The upper front pattern piece is too wide for this fabric when folded, so it had to cut one at a time.
This is the moment when I thought I knew what I was doing – oh a little confidence is a bad, bad thing. And you’re reading this blog looking for advice?
I’d cut the fabric in two halves go get the nap thing sorted – fine. Merrily cut out all the pieces apart from the upper front which wouldn’t fit and so was leaving this till last to cut twice. All the previous pieces were perfect – straight of grain, nap etc. Took the last piece of ff and placed the last pattern piece on it – NOT ENOUGH FABRIC. No matter which way I turned, flipped, folded or otherwise manipulated the pattern I could not get two fronts with the nap running the same way on both.
|Pondering the folly of my ways and how to get two sleeves from one too small piece of fur.|
At least the patch falls to the inside of the sleeve so may not be too noticeable to the unobservant passer-by. If you meet me wearing this jacket please do not point this out.

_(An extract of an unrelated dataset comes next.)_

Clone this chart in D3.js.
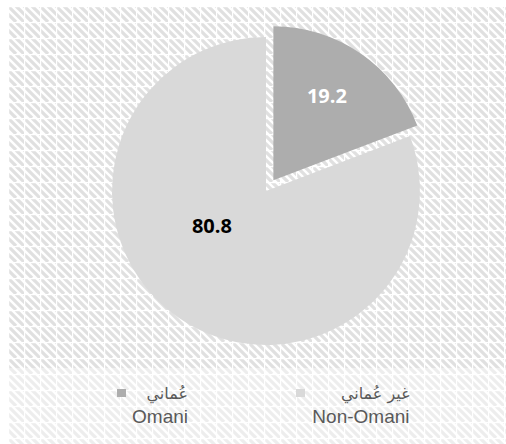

Dear readers, learn from my mistakes, do not make them yourselves.
1. Order enough fabric in the first place – you need more that the pattern states when working with nap.
2. Lay ALL pattern pieces out BEFORE taking scissors to the fabric.
3. Accept the fact with grace and decorum that you are human – not Tany!
Jacket is progressing otherwise unscathed. I am making a tutorial, hopefully in PDF, for the construction order and things to take care over for this unlined version of the jacket. that’s if you trust me after this. Update pictures available soon.